Efficient Removal Lemmas for Matrices

Abstract

It was recently proved in Alon et al. (2017) that any hereditary property of two-dimensional matrices (where the row and column order is not ignored) over a finite alphabet is testable with a constant number of queries, by establishing the following ordered matrix removal lemma: For any finite alphabet Γ, any hereditary property $\mathcal {P}$ of matrices over Γ, and any 𝜖 > 0, there exists $f_{\mathcal {P}}(\epsilon )$ such that for any matrix M over Γ that is 𝜖-far from satisfying $\mathcal {P}$, most of the $f_{\mathcal {P}}(\epsilon ) \times f_{\mathcal {P}}(\epsilon )$ submatrices of M do not satisfy $\mathcal {P}$. Here being 𝜖-far from $\mathcal {P}$ means that one needs to modify at least an 𝜖-fraction of the entries of M to make it satisfy $\mathcal {P}$. However, in the above general removal lemma, $f_{\mathcal {P}}(\epsilon )$ grows very quickly as a function of 𝜖− 1, even when $\mathcal {P}$ is characterized by a single forbidden submatrix.
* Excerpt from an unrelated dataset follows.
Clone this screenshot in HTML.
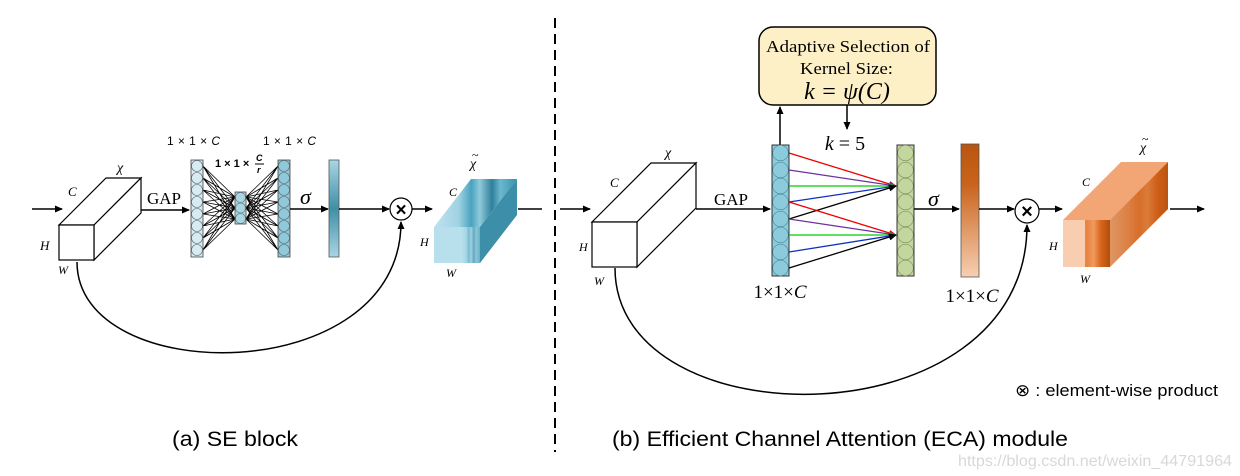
<!DOCTYPE html>
<html><head><meta charset="utf-8"><style>
html,body{margin:0;padding:0;background:#fff;}
svg{display:block}
.s{font-family:"Liberation Serif",serif;}
.i{font-family:"Liberation Serif",serif;font-style:italic;}
.a{font-family:"Liberation Sans",sans-serif;}
</style></head><body>
<svg width="1240" height="476" viewBox="0 0 1240 476" xmlns="http://www.w3.org/2000/svg">
<defs>
<marker id="ar" markerWidth="8" markerHeight="8" refX="7" refY="4" orient="auto" markerUnits="userSpaceOnUse"><path d="M0,0.5 L8,4 L0,7.5 z" fill="#000"/></marker>
<marker id="arr" markerWidth="8" markerHeight="8" refX="7" refY="4" orient="auto" markerUnits="userSpaceOnUse"><path d="M0,1 L8,4 L0,7 z" fill="#e00"/></marker>
<marker id="arp" markerWidth="8" markerHeight="8" refX="7" refY="4" orient="auto" markerUnits="userSpaceOnUse"><path d="M0,1 L8,4 L0,7 z" fill="#7030a0"/></marker>
<marker id="arg" markerWidth="8" markerHeight="8" refX="7" refY="4" orient="auto" markerUnits="userSpaceOnUse"><path d="M0,1 L8,4 L0,7 z" fill="#0c0"/></marker>
<marker id="arb" markerWidth="8" markerHeight="8" refX="7" refY="4" orient="auto" markerUnits="userSpaceOnUse"><path d="M0,1 L8,4 L0,7 z" fill="#1030c0"/></marker>
<linearGradient id="sebar" x1="0" y1="0" x2="0" y2="1">
<stop offset="0" stop-color="#a9d6e3"/><stop offset="0.5" stop-color="#3f8fa8"/><stop offset="1" stop-color="#a9d6e3"/></linearGradient>
<linearGradient id="ecabar" x1="0" y1="0" x2="0" y2="1">
<stop offset="0" stop-color="#b9550f"/><stop offset="0.3" stop-color="#c9631c"/><stop offset="1" stop-color="#f7cfb2"/></linearGradient>
<linearGradient id="bst" x1="0" y1="0" x2="1" y2="0">
<stop offset="0" stop-color="#bfe3ee"/><stop offset="0.3" stop-color="#9fd2e2"/><stop offset="0.45" stop-color="#4aa3bf"/><stop offset="0.55" stop-color="#8fcadb"/><stop offset="0.7" stop-color="#2f7f9c"/><stop offset="0.8" stop-color="#6bb8cf"/><stop offset="1" stop-color="#3a8fab"/></linearGradient>
<linearGradient id="ost" x1="0" y1="0" x2="1" y2="0">
<stop offset="0" stop-color="#f8cfb0"/><stop offset="0.3" stop-color="#f2a878"/><stop offset="0.5" stop-color="#e8823f"/><stop offset="0.65" stop-color="#f09a5e"/><stop offset="0.8" stop-color="#d9661c"/><stop offset="1" stop-color="#b04d0c"/></linearGradient>
</defs>

<line x1="555" y1="18" x2="555" y2="452" stroke="#000" stroke-width="2" stroke-dasharray="10,6"/>

<!-- ===== SE block ===== -->
<line x1="32" y1="209" x2="62" y2="209" stroke="#000" stroke-width="1.5" marker-end="url(#ar)"/>
<g fill="#fff" stroke="#000" stroke-width="1.2">
<polygon points="59,225 106,178 141,178 94,225"/>
<polygon points="94,225 141,178 141,213 94,260"/>
<rect x="59" y="225" width="35" height="35"/>
</g>
<text class="i" x="117" y="172" font-size="14">χ</text>
<text class="i" x="68" y="196" font-size="13">C</text>
<text class="i" x="40" y="250" font-size="13">H</text>
<text class="i" x="58" y="274" font-size="12">W</text>
<text class="s" x="147" y="204" font-size="17">GAP</text>
<line x1="141" y1="210" x2="189" y2="210" stroke="#000" stroke-width="1.5" marker-end="url(#ar)"/>

<path stroke="#000" stroke-width="0.8" fill="none" d="
M203,166L235,197M203,166L235,208M203,166L235,219
M203,178L235,197M203,178L235,208M203,178L235,219
M203,190L235,197M203,190L235,208M203,190L235,219
M203,202L235,197M203,202L235,208M203,202L235,219
M203,214L235,197M203,214L235,208M203,214L235,219
M203,226L235,197M203,226L235,208M203,226L235,219
M203,238L235,197M203,238L235,208M203,238L235,219
M203,250L235,197M203,250L235,208M203,250L235,219
M246,197L278,166M246,208L278,166M246,219L278,166
M246,197L278,178M246,208L278,178M246,219L278,178
M246,197L278,190M246,208L278,190M246,219L278,190
M246,197L278,202M246,208L278,202M246,219L278,202
M246,197L278,214M246,208L278,214M246,219L278,214
M246,197L278,226M246,208L278,226M246,219L278,226
M246,197L278,238M246,208L278,238M246,219L278,238
M246,197L278,250M246,208L278,250M246,219L278,250"/>
<g stroke="#444" stroke-width="0.8">
<rect x="191" y="160" width="12" height="97" fill="#d6ecf3"/>
<rect x="235" y="192" width="11" height="32" fill="#a9d6e3"/>
<rect x="278" y="160" width="12" height="97" fill="#8ecadb"/>
</g>
<g stroke="#666" stroke-width="0.6" fill="#d6ecf3">
<circle cx="197" cy="166" r="5.5"/><circle cx="197" cy="178" r="5.5"/><circle cx="197" cy="190" r="5.5"/><circle cx="197" cy="202" r="5.5"/><circle cx="197" cy="214" r="5.5"/><circle cx="197" cy="226" r="5.5"/><circle cx="197" cy="238" r="5.5"/><circle cx="197" cy="250" r="5.5"/>
</g>
<g stroke="#666" stroke-width="0.6" fill="#a9d6e3">
<circle cx="240.5" cy="197.5" r="5"/><circle cx="240.5" cy="208" r="5"/><circle cx="240.5" cy="218.5" r="5"/>
</g>
<g stroke="#666" stroke-width="0.6" fill="#8ecadb">
<circle cx="284" cy="166" r="5.5"/><circle cx="284" cy="178" r="5.5"/><circle cx="284" cy="190" r="5.5"/><circle cx="284" cy="202" r="5.5"/><circle cx="284" cy="214" r="5.5"/><circle cx="284" cy="226" r="5.5"/><circle cx="284" cy="238" r="5.5"/><circle cx="284" cy="250" r="5.5"/>
</g>
<text class="a" x="167" y="145" font-size="12" textLength="53">1 × 1 × <tspan font-style="italic">C</tspan></text>
<text class="a" x="263" y="145" font-size="12" textLength="53">1 × 1 × <tspan font-style="italic">C</tspan></text>
<text class="a" x="215" y="167" font-size="11" font-weight="bold">1 × 1 ×</text>
<text class="a" x="256" y="161" font-size="9" font-weight="bold" font-style="italic">C</text>
<line x1="255" y1="164" x2="264" y2="164" stroke="#000" stroke-width="1"/>
<text class="a" x="257" y="173" font-size="9" font-weight="bold" font-style="italic">r</text>

<text class="i" x="300" y="204" font-size="22">σ</text>
<line x1="290" y1="209" x2="328" y2="209" stroke="#000" stroke-width="1.5" marker-end="url(#ar)"/>
<rect x="329" y="160" width="10" height="97" fill="url(#sebar)" stroke="#555" stroke-width="0.8"/>
<line x1="339" y1="209" x2="389" y2="209" stroke="#000" stroke-width="1.5" marker-end="url(#ar)"/>
<circle cx="401" cy="209" r="11" fill="#fff" stroke="#000" stroke-width="1.2"/>
<text class="a" x="401" y="216" font-size="19" font-weight="bold" text-anchor="middle">×</text>
<line x1="412" y1="209" x2="432" y2="209" stroke="#000" stroke-width="1.5" marker-end="url(#ar)"/>
<path d="M77,262 C77,389 401,389 401,222" fill="none" stroke="#000" stroke-width="1.5" marker-end="url(#ar)"/>
<polygon points="434,227 471,179 517,179 480,227" fill="url(#bst)"/>
<polygon points="480,227 517,179 517,215 480,263" fill="#3d8ea9"/>
<rect x="434" y="227" width="46" height="36" fill="#b8e0ec"/>
<rect x="460" y="227" width="20" height="36" fill="url(#bst)" opacity="0.6"/>
<text class="i" x="470" y="168" font-size="14">χ</text>
<text class="s" x="472" y="159" font-size="12">~</text>
<text class="i" x="449" y="196" font-size="12">C</text>
<text class="i" x="420" y="246" font-size="12">H</text>
<text class="i" x="446" y="277" font-size="12">W</text>
<line x1="518" y1="209" x2="542" y2="209" stroke="#000" stroke-width="1.5"/>

<!-- ===== ECA ===== -->
<line x1="560" y1="209" x2="590" y2="209" stroke="#000" stroke-width="1.5" marker-end="url(#ar)"/>
<g fill="#fff" stroke="#000" stroke-width="1.2">
<polygon points="592,222 651,163 696,163 637,222"/>
<polygon points="637,222 696,163 696,208 637,267"/>
<rect x="592" y="222" width="45" height="45"/>
</g>
<text class="i" x="665" y="157" font-size="14">χ</text>
<text class="i" x="610" y="187" font-size="13">C</text>
<text class="i" x="579" y="251" font-size="12">H</text>
<text class="i" x="594" y="285" font-size="12">W</text>
<text class="s" x="714" y="205" font-size="17">GAP</text>
<line x1="696" y1="209" x2="770" y2="209" stroke="#000" stroke-width="1.5" marker-end="url(#ar)"/>

<rect x="759" y="27" width="177" height="78" rx="14" fill="#fdf0c6" stroke="#000" stroke-width="1.5"/>
<text class="s" x="766" y="52" font-size="17" textLength="164" lengthAdjust="spacingAndGlyphs">Adaptive Selection of</text>
<text class="s" x="800" y="74" font-size="17" textLength="93" lengthAdjust="spacingAndGlyphs">Kernel Size:</text>
<text class="i" x="847" y="99" font-size="24" text-anchor="middle">k = ψ(C)</text>
<line x1="780" y1="145" x2="780" y2="107" stroke="#000" stroke-width="1.5" marker-end="url(#ar)"/>
<line x1="847" y1="105" x2="847" y2="129" stroke="#000" stroke-width="1.5" marker-end="url(#ar)"/>
<text class="i" x="845" y="150" font-size="20" text-anchor="middle">k <tspan font-style="normal">= 5</tspan></text>

<rect x="772" y="145" width="17" height="131" fill="#8ccbdb" stroke="#333" stroke-width="1"/>
<g fill="#8ccbdb" stroke="#4a8ea0" stroke-width="0.6">
<circle cx="780.5" cy="153" r="7.8"/><circle cx="780.5" cy="170" r="7.8"/><circle cx="780.5" cy="186" r="7.8"/><circle cx="780.5" cy="202" r="7.8"/><circle cx="780.5" cy="219" r="7.8"/><circle cx="780.5" cy="235" r="7.8"/><circle cx="780.5" cy="252" r="7.8"/><circle cx="780.5" cy="268" r="7.8"/>
</g>
<rect x="897" y="145" width="17" height="131" fill="#c4d69f" stroke="#333" stroke-width="1"/>
<g fill="#c4d69f" stroke="#7c9456" stroke-width="0.6">
<circle cx="905.5" cy="153" r="7.8"/><circle cx="905.5" cy="170" r="7.8"/><circle cx="905.5" cy="186" r="7.8"/><circle cx="905.5" cy="202" r="7.8"/><circle cx="905.5" cy="219" r="7.8"/><circle cx="905.5" cy="235" r="7.8"/><circle cx="905.5" cy="252" r="7.8"/><circle cx="905.5" cy="268" r="7.8"/>
</g>
<g stroke-width="1.3" fill="none">
<line x1="789" y1="153" x2="896" y2="186" stroke="#e00" marker-end="url(#arr)"/>
<line x1="789" y1="170" x2="896" y2="186" stroke="#7030a0" marker-end="url(#arp)"/>
<line x1="789" y1="186" x2="896" y2="186" stroke="#0c0" marker-end="url(#arg)"/>
<line x1="789" y1="202" x2="896" y2="186" stroke="#1030c0" marker-end="url(#arb)"/>
<line x1="789" y1="219" x2="896" y2="186" stroke="#000" marker-end="url(#ar)"/>
<line x1="789" y1="202" x2="896" y2="235" stroke="#e00" marker-end="url(#arr)"/>
<line x1="789" y1="219" x2="896" y2="235" stroke="#7030a0" marker-end="url(#arp)"/>
<line x1="789" y1="235" x2="896" y2="235" stroke="#0c0" marker-end="url(#arg)"/>
<line x1="789" y1="252" x2="896" y2="235" stroke="#1030c0" marker-end="url(#arb)"/>
<line x1="789" y1="268" x2="896" y2="235" stroke="#000" marker-end="url(#ar)"/>
</g>
<text class="s" x="780" y="298" font-size="19" text-anchor="middle">1×1×<tspan font-style="italic">C</tspan></text>

<text class="i" x="928" y="206" font-size="22">σ</text>
<line x1="914" y1="209" x2="959" y2="209" stroke="#000" stroke-width="1.5" marker-end="url(#ar)"/>
<rect x="961" y="144" width="18" height="133" fill="url(#ecabar)" stroke="#555" stroke-width="0.8"/>
<text class="s" x="972" y="302" font-size="19" text-anchor="middle">1×1×<tspan font-style="italic">C</tspan></text>
<line x1="979" y1="209" x2="1014" y2="209" stroke="#000" stroke-width="1.5" marker-end="url(#ar)"/>
<circle cx="1027" cy="211" r="12" fill="#fff" stroke="#000" stroke-width="1.2"/>
<text class="a" x="1027" y="218" font-size="20" font-weight="bold" text-anchor="middle">×</text>
<line x1="1039" y1="209" x2="1062" y2="209" stroke="#000" stroke-width="1.5" marker-end="url(#ar)"/>
<path d="M615,268 C615,443 1027,443 1027,225" fill="none" stroke="#000" stroke-width="1.5" marker-end="url(#ar)"/>
<polygon points="1063,220 1121,162 1168,162 1110,220" fill="#f2a575"/>
<polygon points="1110,220 1168,162 1168,209 1110,267" fill="#c65b15"/>
<polygon points="1110,220 1168,162 1168,209 1110,267" fill="url(#ost)" opacity="0.5"/>
<rect x="1063" y="220" width="47" height="47" fill="url(#ost)"/>
<rect x="1063" y="220" width="22" height="47" fill="#f8cdb0"/>
<text class="i" x="1140" y="152" font-size="14">χ</text>
<text class="s" x="1142" y="143" font-size="12">~</text>
<text class="i" x="1082" y="186" font-size="12">C</text>
<text class="i" x="1049" y="250" font-size="12">H</text>
<text class="i" x="1080" y="283" font-size="12">W</text>
<line x1="1170" y1="209" x2="1204" y2="209" stroke="#000" stroke-width="1.5" marker-end="url(#ar)"/>

<text class="a" x="1015" y="396" font-size="17" textLength="203" lengthAdjust="spacingAndGlyphs">⊗ : element-wise product</text>
<text class="a" x="172" y="446" font-size="21" textLength="126" lengthAdjust="spacingAndGlyphs">(a) SE block</text>
<text class="a" x="612" y="446" font-size="21" textLength="456" lengthAdjust="spacingAndGlyphs">(b) Efficient Channel Attention (ECA) module</text>
<text class="a" x="958" y="466" font-size="16" fill="#d8d8d8" textLength="274" lengthAdjust="spacingAndGlyphs">https://blog.csdn.net/weixin_44791964</text>
</svg>
</body></html>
In this work we establish much more efficient removal lemmas for several special cases of the above problem. In particular, we show the following, which can be seen as an efficient binary matrix analogue of the triangle removal lemma: For any fixed s × t binary matrix A and any 𝜖 > 0 there exists δ > 0 polynomial in 𝜖, such that for any binary matrix M in which less than a δ-fraction of the s × t submatrices are equal to A, there exists a set of less than an 𝜖-fraction of the entries of M that intersects every copy of A in M. We generalize the work of Alon et al. (2007) and make progress towards proving one of their conjectures. The proofs combine their efficient conditional regularity lemma for matrices with additional combinatorial and probabilistic ideas.